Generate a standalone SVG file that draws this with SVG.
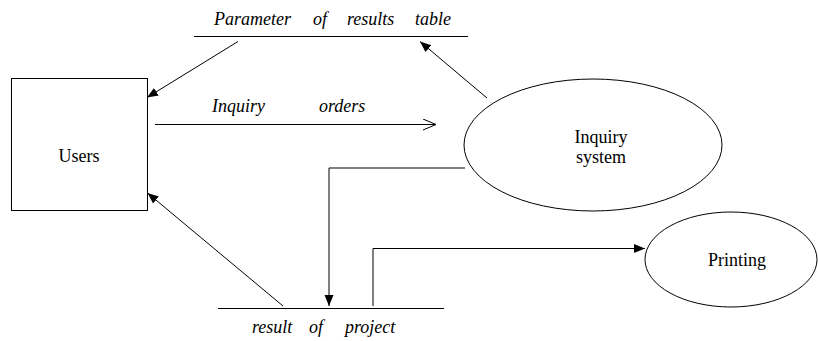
<svg xmlns="http://www.w3.org/2000/svg" width="818" height="341" viewBox="0 0 818 341">
<style>
.s{fill:none;stroke:#000;stroke-width:1}
.t{font-family:'Liberation Serif',Tinos,'Times New Roman',Times,'Noto Serif','DejaVu Serif',FreeSerif,serif;font-size:18px;fill:#000}
.i{font-style:italic}
.c{text-anchor:middle}
</style>
<defs>
<marker id="fa" markerUnits="userSpaceOnUse" markerWidth="12" markerHeight="10" refX="11" refY="4.5" orient="auto"><path d="M0,0 L11,4.5 L0,9 z" fill="#000"/></marker>
<marker id="oa" markerUnits="userSpaceOnUse" markerWidth="14" markerHeight="12" refX="13" refY="5.5" orient="auto"><path d="M0,0 L13,5.5 L0,11" fill="none" stroke="#000" stroke-width="1"/></marker>
</defs>
<rect width="818" height="341" fill="#fff"/>
<g id="users"><rect class="s" x="11.5" y="78.5" width="136" height="132"/><text class="t c" x="79" y="162">Users</text></g>
<g id="inquiry-system"><ellipse class="s" cx="593" cy="145" rx="129" ry="66"/><text class="t c" x="601" y="143">Inquiry</text><text class="t c" x="601" y="163">system</text></g>
<g id="printing"><ellipse class="s" cx="731" cy="259.5" rx="86" ry="47.5"/><text class="t c" x="737" y="266">Printing</text></g>
<g id="parameter-store"><line class="s" x1="194" y1="36.5" x2="468" y2="36.5"/><text class="t i" y="25"><tspan x="214">Parameter</tspan><tspan x="313">of</tspan><tspan x="347">results</tspan><tspan x="415">table</tspan></text></g>
<g id="result-store"><line class="s" x1="218" y1="308.5" x2="444" y2="308.5"/><text class="t i" y="333"><tspan x="252">result</tspan><tspan x="309">of</tspan><tspan x="345">project</tspan></text></g>
<g id="connectors">
<line class="s" x1="238" y1="41.5" x2="147" y2="97.5" marker-end="url(#fa)"/>
<line class="s" x1="487" y1="98" x2="420" y2="41.5" marker-end="url(#fa)"/>
<line class="s" x1="155" y1="124.5" x2="436" y2="124.5" marker-end="url(#oa)"/>
<text class="t i" x="212" y="112">Inquiry</text>
<text class="t i" x="319" y="112">orders</text>
<polyline class="s" points="465,168 329,168 329,306" marker-end="url(#fa)"/>
<line class="s" x1="283" y1="306" x2="147.5" y2="193" marker-end="url(#fa)"/>
<polyline class="s" points="373,306 373,248.5 645,248.5" marker-end="url(#fa)"/>
</g>
</svg>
---------------
Exercise description:
Write out the full set of lines verbatim, without the pictures.

Written solution:
Generate a standalone SVG file that draws this with SVG.
<svg xmlns="http://www.w3.org/2000/svg" width="818" height="341" viewBox="0 0 818 341">
<style>
.s{fill:none;stroke:#000;stroke-width:1}
.t{font-family:'Liberation Serif',Tinos,'Times New Roman',Times,'Noto Serif','DejaVu Serif',FreeSerif,serif;font-size:18px;fill:#000}
.i{font-style:italic}
.c{text-anchor:middle}
</style>
<defs>
<marker id="fa" markerUnits="userSpaceOnUse" markerWidth="12" markerHeight="10" refX="11" refY="4.5" orient="auto"><path d="M0,0 L11,4.5 L0,9 z" fill="#000"/></marker>
<marker id="oa" markerUnits="userSpaceOnUse" markerWidth="14" markerHeight="12" refX="13" refY="5.5" orient="auto"><path d="M0,0 L13,5.5 L0,11" fill="none" stroke="#000" stroke-width="1"/></marker>
</defs>
<rect width="818" height="341" fill="#fff"/>
<g id="users"><rect class="s" x="11.5" y="78.5" width="136" height="132"/><text class="t c" x="79" y="162">Users</text></g>
<g id="inquiry-system"><ellipse class="s" cx="593" cy="145" rx="129" ry="66"/><text class="t c" x="601" y="143">Inquiry</text><text class="t c" x="601" y="163">system</text></g>
<g id="printing"><ellipse class="s" cx="731" cy="259.5" rx="86" ry="47.5"/><text class="t c" x="737" y="266">Printing</text></g>
<g id="parameter-store"><line class="s" x1="194" y1="36.5" x2="468" y2="36.5"/><text class="t i" y="25"><tspan x="214">Parameter</tspan><tspan x="313">of</tspan><tspan x="347">results</tspan><tspan x="415">table</tspan></text></g>
<g id="result-store"><line class="s" x1="218" y1="308.5" x2="444" y2="308.5"/><text class="t i" y="333"><tspan x="252">result</tspan><tspan x="309">of</tspan><tspan x="345">project</tspan></text></g>
<g id="connectors">
<line class="s" x1="238" y1="41.5" x2="147" y2="97.5" marker-end="url(#fa)"/>
<line class="s" x1="487" y1="98" x2="420" y2="41.5" marker-end="url(#fa)"/>
<line class="s" x1="155" y1="124.5" x2="436" y2="124.5" marker-end="url(#oa)"/>
<text class="t i" x="212" y="112">Inquiry</text>
<text class="t i" x="319" y="112">orders</text>
<polyline class="s" points="465,168 329,168 329,306" marker-end="url(#fa)"/>
<line class="s" x1="283" y1="306" x2="147.5" y2="193" marker-end="url(#fa)"/>
<polyline class="s" points="373,306 373,248.5 645,248.5" marker-end="url(#fa)"/>
</g>
</svg>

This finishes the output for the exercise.